Smoke-filled air in B.C. as fires threaten homes

Daniel Martins
Digital Reporter

Sunday, August 23, 2015, 2:06 PM - B.C.'s ongoing wildfire emergency has left the skies filled with smoke in the province's interior.

Air quality advisories cover much of the interior, including the Okanagan region where the worst fires are burning, as well as parts of the lower mainland and Vancouver Island.

The advisories were issued after the wind began funnelling in smoke from the fires in Washington State, also burning out of control.

"Southerly winds have been widely spreading heavy plumes of smoke northwards from the large wildfires burning in Washington state, resulting in high concentrations of fine particulates and poor air quality," Environment Canada says. "While this episode is expected to persist until a major shift in wind patterns and weather conditions, smoke concentrations will vary widely as winds, fire behaviour and temperatures change."

In particular, smoke from the Stickpin fire in Washington has drifted into Canada. The blaze is an estimated 19,240 hectares and is 15 per cent contained as of Sunday. Over 30 B.C. Wildfire Service firefighters and three officers are being sent over to help fight the Stickpin fire, which is about 4.5 km south of the border.

Smoke from the fire has difted into Grand Forks and Christina Lake. However, no homes have been evacuated as of yet. The town of Oliver has also seen smoke from the Washington fire.

Meanwhile, in B.C. progress has been made against the massive wildfires threatening homes in the province.

Crews are working on containing two wildfires in the Okanagan Valley, while a third, massive fire continues to burn out of control in the same region.

The hardest fight remains in the Rock Creek area, where a wildfire has burned more than 4,500 hectares and torched several homes and structures. It remains at 50 per cent contained as of Saturday afternoon.

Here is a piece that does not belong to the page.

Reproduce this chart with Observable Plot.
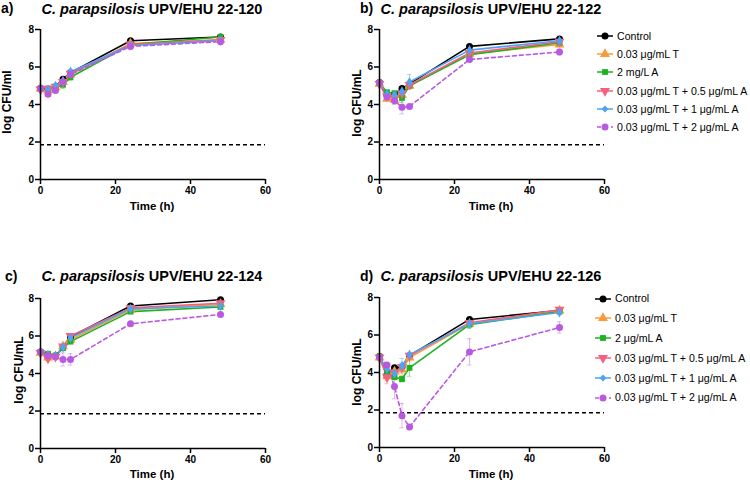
<!DOCTYPE html>
<html><head><meta charset="utf-8">
<script src="https://cdn.jsdelivr.net/npm/d3@7"></script>
<script src="https://cdn.jsdelivr.net/npm/@observablehq/plot@0.6"></script>
<style>
body{margin:0;background:#fff;font-family:"Liberation Sans",Arial,Helvetica,sans-serif;color:#000;}
#root{position:relative;width:750px;height:482px;overflow:hidden;background:#fff;}
.abs{position:absolute;white-space:nowrap;line-height:1.15;}
.ctr{transform:translate(-50%,-50%);}
.title{font-weight:bold;font-size:14.5px;}
.letter{font-weight:bold;font-size:14px;}
.xl{font-weight:bold;font-size:11.5px;}
.yl{font-weight:bold;font-size:12px;transform:translate(-50%,-50%) rotate(-90deg);}
.leg{font-size:10.6px;display:flex;align-items:center;}
</style></head>
<body><div id="root"></div>
<script>
// ---- data ----
const times = [0, 2, 4, 6, 8, 24, 48];
const seriesB = ["Control", "0.03 μg/mL T", "2 mg/L A", "0.03 μg/mL T + 0.5 μg/mL A", "0.03 μg/mL T + 1 μg/mL A", "0.03 μg/mL T + 2 μg/mL A"];
const seriesD = ["Control", "0.03 μg/mL T", "2 μg/mL A", "0.03 μg/mL T + 0.5 μg/mL A", "0.03 μg/mL T + 1 μg/mL A", "0.03 μg/mL T + 2 μg/mL A"];
const strains = ["UPV/EHU 22-120", "UPV/EHU 22-122", "UPV/EHU 22-124", "UPV/EHU 22-126"];
const letters = ["a)", "b)", "c)", "d)"];
const yLabels = ["log CFU/ml", "log CFU/mL", "log CFU/mL", "log CFU/mL"];
const xLabel = "Time (h)";
const xTicks = [0, 20, 40, 60];
const yTicks = [0, 2, 4, 6, 8];
const detectionLimit = 1.85;

const valsA = [
  [4.85, 4.80, 4.95, 5.35, 5.70, 7.40, 7.60],
  [4.85, 4.75, 4.90, 5.20, 5.60, 7.25, 7.45],
  [4.85, 4.85, 4.90, 5.05, 5.45, 7.20, 7.60],
  [4.80, 4.85, 4.95, 5.20, 5.65, 7.20, 7.45],
  [4.85, 4.80, 5.00, 5.25, 5.75, 7.15, 7.40],
  [4.85, 4.55, 4.75, 5.20, 5.60, 7.10, 7.35]];
const errA = [
  [0.05, 0.05, 0.05, 0.05, 0.05, 0.05, 0.05],
  [0.05, 0.10, 0.05, 0.10, 0.10, 0.05, 0.05],
  [0.05, 0.05, 0.05, 0.20, 0.15, 0.05, 0.05],
  [0.05, 0.05, 0.05, 0.10, 0.05, 0.05, 0.05],
  [0.05, 0.05, 0.05, 0.05, 0.05, 0.05, 0.05],
  [0.05, 0.10, 0.10, 0.05, 0.05, 0.05, 0.05]];
const valsB = [
  [5.18, 4.50, 4.55, 4.85, 5.10, 7.10, 7.50],
  [5.10, 4.30, 4.25, 4.50, 5.00, 6.70, 7.20],
  [5.15, 4.65, 4.60, 4.35, 5.00, 6.65, 7.30],
  [5.10, 4.45, 4.35, 4.60, 5.05, 6.75, 7.35],
  [5.15, 4.55, 4.50, 4.70, 5.20, 6.90, 7.40],
  [5.15, 4.40, 4.20, 3.85, 3.90, 6.40, 6.80]];
const errB = [
  [0.05, 0.05, 0.05, 0.05, 0.05, 0.05, 0.05],
  [0.10, 0.10, 0.10, 0.10, 0.10, 0.10, 0.05],
  [0.10, 0.10, 0.10, 0.25, 0.15, 0.10, 0.05],
  [0.05, 0.10, 0.10, 0.10, 0.10, 0.05, 0.05],
  [0.05, 0.05, 0.05, 0.15, 0.40, 0.05, 0.05],
  [0.05, 0.10, 0.20, 0.35, 0.05, 0.10, 0.15]];
const valsC = [
  [5.15, 5.00, 4.95, 5.40, 5.95, 7.60, 7.93],
  [5.10, 4.85, 4.90, 5.45, 5.80, 7.40, 7.70],
  [5.15, 5.05, 4.95, 5.35, 5.70, 7.30, 7.55],
  [5.10, 4.80, 4.90, 5.45, 6.00, 7.50, 7.75],
  [5.15, 5.00, 4.95, 5.40, 5.90, 7.45, 7.60],
  [5.15, 4.95, 4.90, 4.75, 4.75, 6.65, 7.15]];
const errC = [
  [0.05, 0.05, 0.05, 0.05, 0.05, 0.05, 0.05],
  [0.05, 0.10, 0.10, 0.10, 0.10, 0.05, 0.05],
  [0.05, 0.05, 0.05, 0.05, 0.10, 0.05, 0.05],
  [0.05, 0.10, 0.05, 0.05, 0.05, 0.05, 0.05],
  [0.05, 0.05, 0.05, 0.05, 0.05, 0.05, 0.05],
  [0.05, 0.10, 0.10, 0.35, 0.30, 0.05, 0.05]];
const valsD = [
  [4.85, 3.90, 4.25, 4.30, 4.90, 6.83, 7.30],
  [4.80, 3.80, 4.05, 4.15, 4.80, 6.60, 7.30],
  [4.85, 4.00, 3.75, 3.65, 4.25, 6.55, 7.25],
  [4.80, 3.75, 4.00, 4.30, 4.90, 6.65, 7.35],
  [4.80, 4.20, 3.95, 4.35, 4.95, 6.60, 7.20],
  [4.80, 4.40, 3.25, 1.70, 1.10, 5.10, 6.40]];
const errD = [
  [0.05, 0.10, 0.05, 0.10, 0.10, 0.05, 0.05],
  [0.05, 0.25, 0.10, 0.30, 0.20, 0.10, 0.05],
  [0.05, 0.10, 0.10, 0.15, 0.45, 0.20, 0.05],
  [0.05, 0.35, 0.10, 0.20, 0.10, 0.05, 0.05],
  [0.05, 0.10, 0.10, 0.40, 0.10, 0.05, 0.05],
  [0.05, 0.10, 0.65, 0.65, 0.10, 0.70, 0.30]];

// ---- styles ----
const colors = ["#000000", "#FA9A3C", "#1DB31D", "#F4607E", "#4EA3F5", "#B85AE0"];
const triangleDown = {
  draw(ctx, size) {
    const y = -Math.sqrt(size / (Math.sqrt(3) * 3));
    ctx.moveTo(0, -y * 2);
    ctx.lineTo(-Math.sqrt(3) * y, y);
    ctx.lineTo(Math.sqrt(3) * y, y);
    ctx.closePath();
  }
};
const symbols = ["circle", "triangle", "square", triangleDown, "diamond", "circle"];
const d3symbols = [d3.symbolCircle, d3.symbolTriangle, d3.symbolSquare, triangleDown, d3.symbolDiamond2, d3.symbolCircle];
const radii = [3.5, 3.7, 3.3, 3.7, 3.1, 3.5];
const dashes = [null, null, null, null, null, "4,3"];

const root = document.getElementById("root");
const FONT = '"Liberation Sans", Arial, Helvetica, sans-serif';

function panel(vals, errs, left, top) {
  const rows = [];
  vals.forEach((row, i) => row.forEach((v, j) => rows.push({s: i, t: times[j], v, e: errs[i][j]})));
  const marks = [
    Plot.ruleY([detectionLimit], {stroke: "#000", strokeWidth: 1.4, strokeDasharray: "4,3"})
  ];
  colors.forEach((c, i) => {
    const r = rows.filter(d => d.s === i);
    marks.push(Plot.ruleX(r, {x: "t", y1: d => d.v - d.e, y2: d => d.v + d.e, stroke: c, strokeOpacity: 0.45, strokeWidth: 1}));
    marks.push(Plot.ruleY(r, {y: d => d.v + d.e, x1: d => d.t - 0.6, x2: d => d.t + 0.6, stroke: c, strokeOpacity: 0.45, strokeWidth: 1}));
    marks.push(Plot.ruleY(r, {y: d => d.v - d.e, x1: d => d.t - 0.6, x2: d => d.t + 0.6, stroke: c, strokeOpacity: 0.45, strokeWidth: 1}));
  });
  colors.forEach((c, i) => {
    const r = rows.filter(d => d.s === i);
    marks.push(Plot.line(r, {x: "t", y: "v", stroke: c, strokeWidth: 1.6, strokeDasharray: dashes[i] || undefined}));
  });
  colors.forEach((c, i) => {
    const r = rows.filter(d => d.s === i);
    marks.push(Plot.dot(r, {x: "t", y: "v", fill: c, stroke: "none", r: radii[i], symbol: symbols[i]}));
  });
  marks.push(Plot.ruleX([0], {stroke: "#000", strokeWidth: 1.5}));
  marks.push(Plot.ruleY([0], {stroke: "#000", strokeWidth: 1.5}));
  marks.push(Plot.axisX({ticks: xTicks, tickSize: 5, tickPadding: 2, strokeWidth: 1.5, label: null, tickFormat: d => String(d)}));
  marks.push(Plot.axisY({ticks: yTicks, tickSize: 5, tickPadding: 1.5, strokeWidth: 1.5, label: null, tickFormat: d => String(d)}));
  const svg = Plot.plot({
    width: 275, height: 200,
    marginLeft: 40, marginRight: 10, marginTop: 29, marginBottom: 21,
    x: {domain: [0, 60]},
    y: {domain: [0, 8]},
    style: {fontFamily: FONT, fontSize: "10px", fontWeight: "bold", color: "#000", background: "transparent", overflow: "visible"},
    marks
  });
  svg.style.position = "absolute";
  svg.style.left = left + "px";
  svg.style.top = top + "px";
  root.appendChild(svg);
}

function text(html, cls, x, y, center = true) {
  const d = document.createElement("div");
  d.className = "abs " + cls + (center && cls !== "yl" ? " ctr" : "");
  d.innerHTML = html;
  d.style.left = x + "px";
  d.style.top = y + "px";
  root.appendChild(d);
}

function legend(names, markerX, textX, y0, step) {
  names.forEach((n, i) => {
    const row = document.createElement("div");
    row.className = "abs leg";
    row.style.left = (markerX - 9) + "px";
    row.style.top = (y0 + i * step - 7) + "px";
    row.style.height = "14px";
    const s = d3.create("svg").attr("width", 18).attr("height", 14);
    s.append("line").attr("x1", 1).attr("x2", 17).attr("y1", 7).attr("y2", 7)
      .attr("stroke", colors[i]).attr("stroke-width", 1.5)
      .attr("stroke-dasharray", dashes[i]);
    s.append("path").attr("transform", "translate(9,7)")
      .attr("d", d3.symbol(d3symbols[i], Math.PI * radii[i] * radii[i]))
      .attr("fill", colors[i]);
    s.style("margin-right", (textX - markerX - 9) + "px");
    row.appendChild(s.node());
    const sp = document.createElement("span");
    sp.textContent = n;
    row.appendChild(sp);
    root.appendChild(row);
  });
}

panel(valsA, errA, 0, 0);
panel(valsB, errB, 339, 0);
panel(valsC, errC, 0, 269);
panel(valsD, errD, 339, 268);

const centersX = [152, 491, 152, 491];
const titleY = [9, 9, 276, 276];
const letterX = [1, 360, 5, 360];
const letterTop = [0, 0, 268, 268];
const ylX = [8, 358, 20, 358];
const ylY = [102, 103, 370, 372];
const xlY = [207, 207, 475, 475];
for (let k = 0; k < 4; k++) {
  text("<i>C. parapsilosis</i> " + strains[k], "title", centersX[k], titleY[k]);
  text(letters[k], "letter", letterX[k], letterTop[k], false);
  text(yLabels[k], "yl", ylX[k], ylY[k]);
  text(xLabel, "xl", centersX[k], xlY[k]);
}
legend(seriesB, 605, 617, 36, 18.2);
legend(seriesD, 603, 615, 298.5, 19.8);
</script></body></html>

Located in B.C.'s southern Interior, the blaze started on Aug. 13 and investigators say it was likely caused by humans. Officials are looking for a video that reportedly shows how the massive fire was sparked by a flicked cigarette, British Columbia Forests Minister Steve Thomson told CBC.

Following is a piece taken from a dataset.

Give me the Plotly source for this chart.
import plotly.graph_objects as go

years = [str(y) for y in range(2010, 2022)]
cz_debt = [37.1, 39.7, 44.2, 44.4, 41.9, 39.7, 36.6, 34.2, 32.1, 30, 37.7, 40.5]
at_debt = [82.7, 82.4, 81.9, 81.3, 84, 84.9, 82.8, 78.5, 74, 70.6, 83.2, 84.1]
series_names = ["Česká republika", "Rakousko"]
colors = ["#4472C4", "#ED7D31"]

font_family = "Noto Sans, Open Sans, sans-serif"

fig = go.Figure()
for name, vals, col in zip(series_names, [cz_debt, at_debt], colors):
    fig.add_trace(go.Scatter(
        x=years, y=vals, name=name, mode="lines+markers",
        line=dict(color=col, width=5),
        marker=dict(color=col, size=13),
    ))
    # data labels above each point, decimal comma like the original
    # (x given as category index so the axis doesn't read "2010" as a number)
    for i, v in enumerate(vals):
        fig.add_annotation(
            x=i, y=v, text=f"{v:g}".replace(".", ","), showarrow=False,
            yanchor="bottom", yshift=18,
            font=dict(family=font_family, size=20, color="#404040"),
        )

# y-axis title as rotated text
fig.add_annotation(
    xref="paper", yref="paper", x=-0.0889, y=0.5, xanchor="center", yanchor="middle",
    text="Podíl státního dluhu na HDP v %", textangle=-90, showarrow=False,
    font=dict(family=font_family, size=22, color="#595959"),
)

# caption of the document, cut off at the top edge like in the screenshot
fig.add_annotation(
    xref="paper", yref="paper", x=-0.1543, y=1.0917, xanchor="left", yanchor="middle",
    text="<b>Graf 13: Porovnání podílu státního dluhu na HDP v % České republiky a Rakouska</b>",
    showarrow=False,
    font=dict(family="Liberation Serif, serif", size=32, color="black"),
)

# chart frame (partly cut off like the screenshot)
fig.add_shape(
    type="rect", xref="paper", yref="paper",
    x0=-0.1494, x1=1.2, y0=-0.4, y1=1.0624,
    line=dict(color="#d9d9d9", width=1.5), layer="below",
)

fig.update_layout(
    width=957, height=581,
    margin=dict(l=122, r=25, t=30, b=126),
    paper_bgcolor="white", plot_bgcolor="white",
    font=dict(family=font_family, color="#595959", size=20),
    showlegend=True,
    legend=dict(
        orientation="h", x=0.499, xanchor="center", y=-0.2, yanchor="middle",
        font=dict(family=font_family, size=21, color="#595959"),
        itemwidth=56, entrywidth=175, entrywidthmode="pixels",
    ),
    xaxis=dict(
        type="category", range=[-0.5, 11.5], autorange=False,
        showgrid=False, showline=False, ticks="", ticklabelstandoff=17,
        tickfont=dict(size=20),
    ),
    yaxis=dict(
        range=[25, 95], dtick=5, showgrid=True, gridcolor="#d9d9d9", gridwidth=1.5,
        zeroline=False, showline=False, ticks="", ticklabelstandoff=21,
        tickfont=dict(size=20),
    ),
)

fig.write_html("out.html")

"We have no confirmation of (the video) at this time, but the investigation is ongoing and I would encourage anyone who has video to share it with the local RCMP or with our wildfire service," Thomson said.

An evacuation alert is in effect for the area, as well as for people living in the area of the community of Oliver. That alert was expanded Saturday to include 183 homes, according to CBC News

The major fire in that area, known as the Testalinden Creek fire, has seen the most progress. As of Saturday night, it was listed as 60 per cent contained.

Still, firefighters have not had an easy time, and dry and hot weather hasn't been the only challenge.

More than 1,600 fires have burned in the B.C. interior this season, scorching almost 300,000 hectares of land. The province has seen high temperatures and very little rainfall this summer, making flame-ups more likely.

As for quenching rains, there's little to be had this week, and winds will actually make fire fighters' job harder.